Among the various questions Roy Williams fielded at ACC Media Day was yet another foray in the academic scandal. Williams was specifically asked about Chancellor Holden Thorp's statements that UNC would raise academic standards for athletes. Via Inside Carolina, Williams doesn't think that is going to happen(emphasis mine.)
“I’m not so sure that everything that appeared was exactly what Chancellor Thorp meant,” Williams said at the ACC Operation Basketball media event. “I personally don’t think that anybody in the ACC is going to try to do any of those new measures before everybody else does them.
“I’m not trying to criticize my chancellor here, because I love him to death, but there are some things that can’t be done. It’s just not right, not fair and not giving somebody time to prepare. I don’t know that that’s going to be done.”
Williams stressed that North Carolina has always had high standards and that he’s not against those standards.
“I don’t see us just jumping out of the window and doing something crazy now,” Williams said. “We’ve had a problem; we’re trying to fix the problem. We’re making a lot of changes for the problem, but to me, I think that we’re trying to move ahead.”

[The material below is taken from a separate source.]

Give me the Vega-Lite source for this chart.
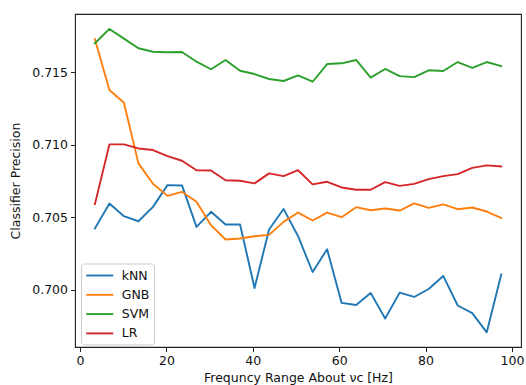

The 10th-year UNC head coach said he's received no indication about a change being made prior to the 2016 mandate.
“Nobody’s told me we’re going to do those things,” Williams said.
Translation? Holden Thorp might be on his own here and since he is essentially a lame duck chancellor, it will be interesting to see if he is able to enact anything he has suggested. Roy Williams coming out in such a public way to oppose what Thorp proposed probably puts the brakes on it actually happening anytime soon. In fact Williams is basically saying that the standards are already higher than most schools thus raising them before anyone else does would be foolhardy.
And he would be correct in that assessment. If you recall, NC State went down this road in 1990 when, under faculty pressure, the basketball program was emasculated via tighter academic restrictions. Thorp's comments lean in that direction though in UNC's case the faculty is nowhere near as noisy on the subject as their Wolfpack brethren 22 years ago. One significant reason behind that is the current scandal started with an academic department head and goes beyond just athletes.
Ultimately, the academic standards for athletes had no bearing on the actions of Julius N'yangoro nor does raising them alleviate the real problems surrounding those student-athletes who are only in school because of their athletic prowess. In that respect the focus should be more on oversight of athletes(and classes) once they arrive not on necessarily raising admission standards. The problem UNC faces did not necessarily stem from the kind of students being allowed in but rather a breakdown in the system used to maintain the charade of the student-athlete. Granted it is important not to overload that system with students incapable of doing the work. However, any real reforms must account for the whole systems not just who is allowed through the door.